= Mars carbon dioxide ice cloud =

Mars's atmosphere is predominantly composed of CO_{2} (around 95%) with seasonal air pressure change that facilitates the vaporization and condensation of carbon dioxide. The CO_{2} cycle on the planet Mars has facilitated the formation of CO_{2} ice clouds at various locations and seasons on the red planet. Due to low temperatures, especially at Mars's polar caps, carbon dioxide gas can freeze in Mars’s atmosphere to form ice crystallized clouds. Several missions, such as the Viking, Mars Global Surveyor, and Mars Express, have led to interesting observations and measurements regarding CO_{2} ice clouds. MOLA data in addition to TES spectra have documented ice clouds forming during the winter season of Mars’s northern and southern polar caps. In addition, the Curiosity rover has imaged clouds well above 60 kilometers in the sky at the planet’s equator during the coldest time of Mars’s orbital year (when Mars is furthest away from the Sun due to its elliptical orbit), indicating the possibility of CO_{2} ice clouds around the planet’s equator. Although further data collection is needed to confirm the formation of CO_{2} ice clouds on Mars, especially at the planet’s equator, previous measurements have developed a strong argument for frozen carbon dioxide clouds on Mars.
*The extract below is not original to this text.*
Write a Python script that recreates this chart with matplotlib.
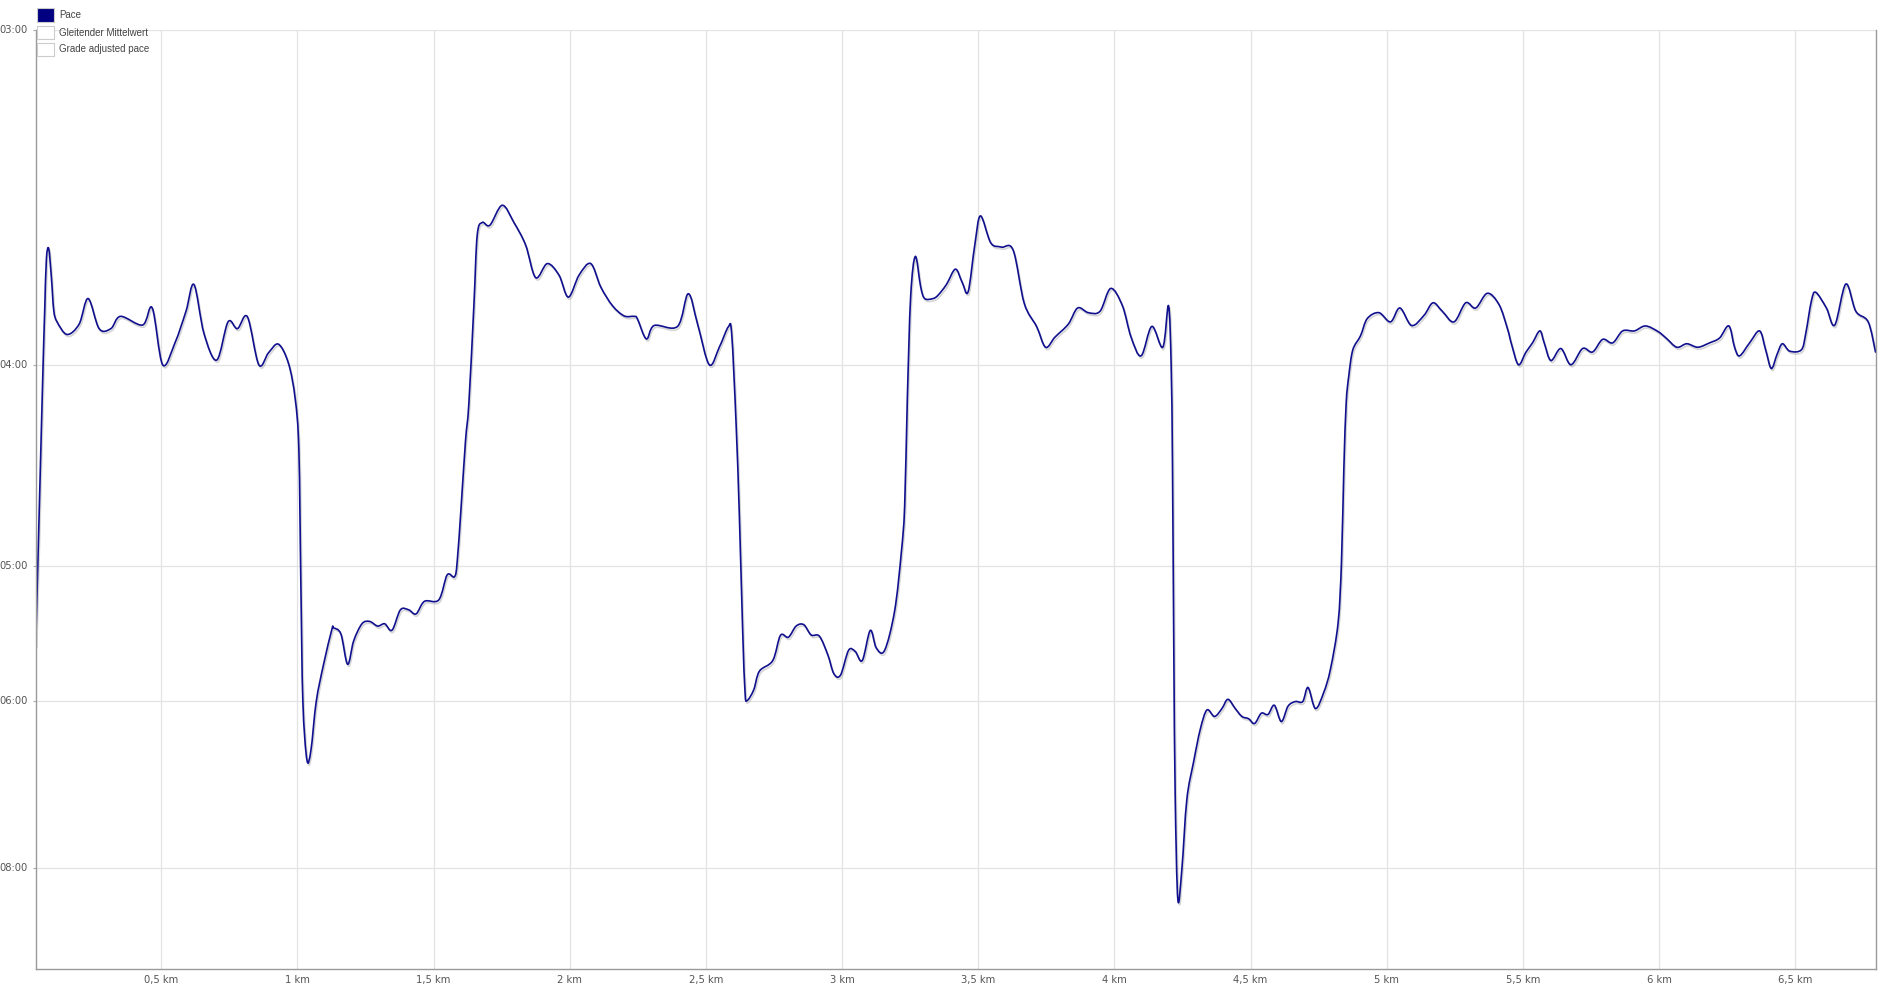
import numpy as np
import matplotlib
matplotlib.use("Agg")
import matplotlib.pyplot as plt
import matplotlib.patheffects as pe
from matplotlib.patches import Rectangle, PathPatch
from matplotlib.path import Path

# distance (km) and pace (seconds per km)
dist_km = [
    0.0386, 0.0435, 0.0534, 0.0656, 0.0717, 0.0779, 0.0865, 0.0963, 0.1049, 0.1171,
    0.1539, 0.1981, 0.2312, 0.2716, 0.3146, 0.3501, 0.4311, 0.4666, 0.5047, 0.5500,
    0.5905, 0.6199, 0.6567, 0.7033, 0.7450, 0.7794, 0.8161, 0.8579, 0.8934, 0.9302,
    0.9670, 0.9915, 1.0050, 1.0124, 1.0197, 1.0345, 1.0492, 1.0688, 1.0958, 1.1264,
    1.1325, 1.1595, 1.1841, 1.2062, 1.2368, 1.2650, 1.2945, 1.3202, 1.3472, 1.3779,
    1.4085, 1.4355, 1.4662, 1.5189, 1.5496, 1.5765, 1.5864, 1.6011, 1.6170, 1.6293,
    1.6477, 1.6599, 1.6783, 1.7065, 1.7519, 1.7948, 1.8377, 1.8746, 1.9175, 1.9604,
    1.9947, 2.0339, 2.0769, 2.1137, 2.1566, 2.1995, 2.2363,
    2.2480, 2.2811, 2.3099, 2.3957, 2.4350, 2.4693, 2.5122, 2.5490, 2.5822, 2.5944,
    2.6104, 2.6226, 2.6349, 2.6435, 2.6508, 2.6754, 2.6962, 2.7453, 2.7735, 2.8029,
    2.8311, 2.8593, 2.8863, 2.9170, 2.9477, 2.9697, 2.9942, 3.0237, 3.0482, 3.0740,
    3.1034, 3.1255, 3.1561, 3.1929, 3.2174, 3.2297, 3.2395, 3.2518, 3.2689, 3.2886,
    3.3033, 3.3340,
    3.3524, 3.3830, 3.4161, 3.4406, 3.4627, 3.4872, 3.5081, 3.5461, 3.5853, 3.6283,
    3.6688, 3.7141, 3.7472, 3.7816, 3.8306, 3.8650, 3.9042, 3.9471, 3.9864, 4.0293,
    4.0612, 4.0980, 4.1373, 4.1777, 4.1986, 4.2084, 4.2133, 4.2182, 4.2231, 4.2329,
    4.2476, 4.2660, 4.2906, 4.3151, 4.3396, 4.3678, 4.3948, 4.4168, 4.4438,
    4.4683, 4.4929, 4.5149, 4.5394, 4.5640, 4.5873, 4.6130, 4.6376, 4.6646, 4.6916,
    4.7112, 4.7382, 4.7688, 4.7934, 4.8216, 4.8338, 4.8425, 4.8510, 4.8608, 4.8755,
    4.9037, 4.9283, 4.9712, 5.0141, 5.0484, 5.0913, 5.1367, 5.1698, 5.2042, 5.2471,
    5.2900, 5.3268, 5.3697, 5.4127, 5.4433, 5.4592, 5.4838, 5.5107, 5.5353,
    5.5623, 5.5783, 5.6028, 5.6396, 5.6764, 5.7193, 5.7561, 5.7929, 5.8297, 5.8665,
    5.9095, 5.9499, 5.9953, 6.0259, 6.0652, 6.1020, 6.1425, 6.1854, 6.2222, 6.2565,
    6.2774, 6.2958, 6.3326, 6.3694, 6.3915, 6.4123, 6.4332, 6.4528, 6.4798, 6.5227,
    6.5387, 6.5595, 6.5755, 6.6147, 6.6454, 6.6859, 6.7227, 6.7681, 6.7949,
]
pace_s = [
    332.7, 310.8, 274.6, 240.2, 227.6, 217.1, 215.1, 220.8, 227.6, 230.1,
    232.9, 230.6, 225.1, 231.6, 231.6, 228.9, 230.8, 227.1, 239.9, 234.8,
    227.8, 222.2, 232.7, 238.8, 230.1, 231.6, 229.0, 239.9, 237.1, 235.1,
    239.6, 248.3, 262.1, 307.1, 360.5, 394.8, 388.9, 360.5, 341.5, 325.4,
    324.8, 327.5, 341.5, 330.6, 323.0, 322.0, 324.0, 323.0, 325.8, 317.1,
    317.1, 318.8, 313.6, 313.0, 303.2, 303.9, 298.3, 279.0, 259.5, 249.5,
    226.6, 212.6, 210.2, 210.7, 207.1, 210.2, 214.4, 220.8, 218.0, 220.3,
    224.8, 220.3, 218.0, 222.7, 226.6, 228.8, 228.9,
    229.4, 233.9, 230.9, 231.1, 224.1, 230.6, 239.9, 235.8, 231.2, 232.7,
    254.4, 282.0, 326.4, 355.6, 360.0, 354.3, 344.9, 339.7, 328.1, 328.9,
    324.0, 323.4, 327.9, 328.5, 337.1, 346.1, 346.8, 334.9, 335.4, 339.7,
    325.9, 333.8, 334.9, 317.5, 294.9, 279.0, 248.3, 224.6, 216.6, 222.7,
    225.1, 225.1,
    224.4, 222.2, 219.1, 221.7, 223.7, 214.4, 209.0, 214.0, 214.8, 215.4,
    226.1, 231.1, 235.8, 233.5, 230.6, 227.1, 228.1, 227.8, 223.0, 226.6,
    233.5, 237.8, 231.1, 235.8, 226.6, 240.2, 267.5, 337.1, 418.7, 511.7,
    480.9, 422.1, 396.3, 376.2, 365.1, 368.7, 364.3, 359.3, 364.3,
    368.7, 370.0, 372.7, 366.9, 367.6, 362.5, 371.6, 363.0, 360.5, 360.5,
    353.1, 364.3, 355.6, 343.8, 322.4, 298.3, 267.5, 249.5, 242.5, 236.4,
    233.2, 229.4, 228.1, 230.1, 227.1, 230.9, 228.7, 226.0, 227.8, 230.1,
    226.0, 227.1, 224.0, 226.4, 231.6, 235.3, 239.9, 237.0, 234.8,
    232.1, 234.8, 238.9, 236.1, 239.9, 236.1, 236.9, 234.0, 234.8, 232.1,
    232.1, 231.0, 232.2, 233.7, 235.8, 235.0, 235.8, 234.8, 233.7, 231.0,
    235.8, 237.8, 234.8, 232.1, 236.4, 240.8, 237.5, 235.0, 236.7, 236.4,
    232.7, 225.6, 223.8, 227.1, 230.8, 222.1, 227.8, 230.1, 236.9,
]

pace_ticks_min = [3, 4, 5, 6, 8]
pace_tick_labels = ["03:00", "04:00", "05:00", "06:00", "08:00"]
x_ticks = [0.5, 1, 1.5, 2, 2.5, 3, 3.5, 4, 4.5, 5, 5.5, 6, 6.5]
x_tick_labels = ["0,5 km", "1 km", "1,5 km", "2 km", "2,5 km", "3 km", "3,5 km",
                 "4 km", "4,5 km", "5 km", "5,5 km", "6 km", "6,5 km"]
legend_labels = ["Pace", "Gleitender Mittelwert", "Grade adjusted pace"]
legend_fill = ["#000080", "white", "white"]


def smooth_path(x, y):
    # catmull-rom style bezier through the points (drawing only)
    P = np.column_stack([x, y])
    n = len(P)
    verts = [P[0]]
    codes = [Path.MOVETO]
    for i in range(n - 1):
        p0 = P[max(i - 1, 0)]
        p1 = P[i]
        p2 = P[i + 1]
        p3 = P[min(i + 2, n - 1)]
        c1 = p1 + (p2 - p0) / 6.0
        c2 = p2 - (p3 - p1) / 6.0
        verts += [c1, c2, p2]
        codes += [Path.CURVE4] * 3
    return Path(verts, codes)


W, H = 1893, 985
fig = plt.figure(figsize=(W / 100, H / 100), dpi=100)
ax = fig.add_axes([35.7 / W, 16 / H, (1875.5 - 35.7) / W, (969 - 29.7) / H])

# the y axis is linear in speed (km per minute), labelled as pace
speed = 60.0 / np.array(pace_s)
line = PathPatch(smooth_path(dist_km, speed), fill=False, edgecolor="#10108f", lw=1.2,
                 joinstyle="round", capstyle="round",
                 path_effects=[pe.SimpleLineShadow(offset=(0.8, -1.5), shadow_color="#888888", alpha=0.35),
                               pe.Normal()])
ax.add_patch(line)

ax.set_xlim(dist_km[0], dist_km[-1])
ax.set_ylim(1 / 10, 1 / 3)

ax.set_yticks([1 / p for p in pace_ticks_min])
ax.set_yticklabels(pace_tick_labels)
ax.set_xticks(x_ticks)
ax.set_xticklabels(x_tick_labels)

ax.grid(True, color="#e3e3e3", lw=0.9)
ax.set_axisbelow(True)
ax.tick_params(axis="y", length=2, color="#aaaaaa", pad=4, labelsize=7.2, labelcolor="#555555")
ax.tick_params(axis="x", length=0, pad=4, labelsize=7.2, labelcolor="#555555")
for lab in ax.get_yticklabels():
    lab.set_verticalalignment("center")

ax.spines["top"].set_visible(False)
for s in ["left", "bottom", "right"]:
    ax.spines[s].set_color("#9a9a9a")
    ax.spines[s].set_linewidth(1.0)

# legend in the top left corner
tops = [8.5, 26, 43]
for lab, fc, t in zip(legend_labels, legend_fill, tops):
    fig.patches.append(Rectangle((37.3 / W, 1 - (t + 13) / H), 16.7 / W, 13 / H,
                                 transform=fig.transFigure, facecolor=fc,
                                 edgecolor="#cccccc", lw=0.8))
    fig.text(59.3 / W, 1 - (t + 6.5) / H, lab, fontsize=7, family="Liberation Sans",
             color="#444444", va="center", ha="left")

fig.savefig("out.png", dpi=100, facecolor="white")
== CO_{2} ice clouds at Mars's polar caps ==

The Mars Global Surveyor, launched on November 7, 1996, has been an effective spacecraft that has orbited and measured the surface of Mars thousands of times. Among the various instruments on the Mars Global Surveyor, the Mars Orbiter Laser Altimeter (MOLA) and Thermal Emission Spectrometer (TES) are used to map the topography of Mars and study the surface and atmosphere of the planet. During the winter season on Mars, temperatures at the planet’s polar caps can reach below CO_{2}’s condensation temperature (150 K). Noted as orbit #10075 by Dr. Ivanov and Dr. Muheleman of the Mars Global Surveyor, data from the MOLA instrument recorded cloud returns at the planet’s south polar cap during the southern winter season. A dense amount of data collection was collected around -77 through -80 degrees latitude. The TES instrument, capable of thermal infrared spectroscopy to measure Mars’s surface and atmosphere, recorded temperature values for orbit #10075 that proved the atmosphere’s ability to condense CO_{2}. The collection of cloud returns in addition to temperatures at C_{O2}’s solid-state property provides a strong argument for carbon dioxide ice clouds to tend to form at the planet’s southern polar cap during the southern winter season. In addition, measurements from the MOLA instrument, Mars Climate Sounder (MCS), and the Martian General Circulation Model (MGCM), point to cloud formations on the planet's north polar cap during the northern winter season. Similar to the southern polar cap, temperatures during the winter season at Mars's northern polar cap make it possible for CO_{2} ice clouds to form. Calculations from the MGCM have determined ice clouds can form up to 40 kilometers in the sky at an altitude of 70 degrees north latitude. Circulation models have proven to be consistent with measurements from the Mars Climate Sounder (MCS).

== CO_{2} ice clouds observed at Mars equator ==

8-frame movie of CO_{2} ice clouds traveling well above the Mars Curiosity rover on December 12th, 2021 (images documented by NASA JPL and movie created at York University).

Images from the Curiosity rover show clouds nearly 80 kilometres high in Mars’s sky. Due to the low temperatures (below 150 K) at that altitude, the clouds were probably composed of CO_{2} or dry ice, as opposed to water ice The interesting observation from the Curiosity rover is that carbon dioxide cloud formations were documented around Mars’s equator. Interpolations of several images show faint clouds traveling above the Curiosity rover just after sunset. In addition, the documented images were taken as Mars was furthest away from the sun due to its oval-like orbit, providing a cold enough climate around the Martian equator for carbon dioxide to condense and form clouds.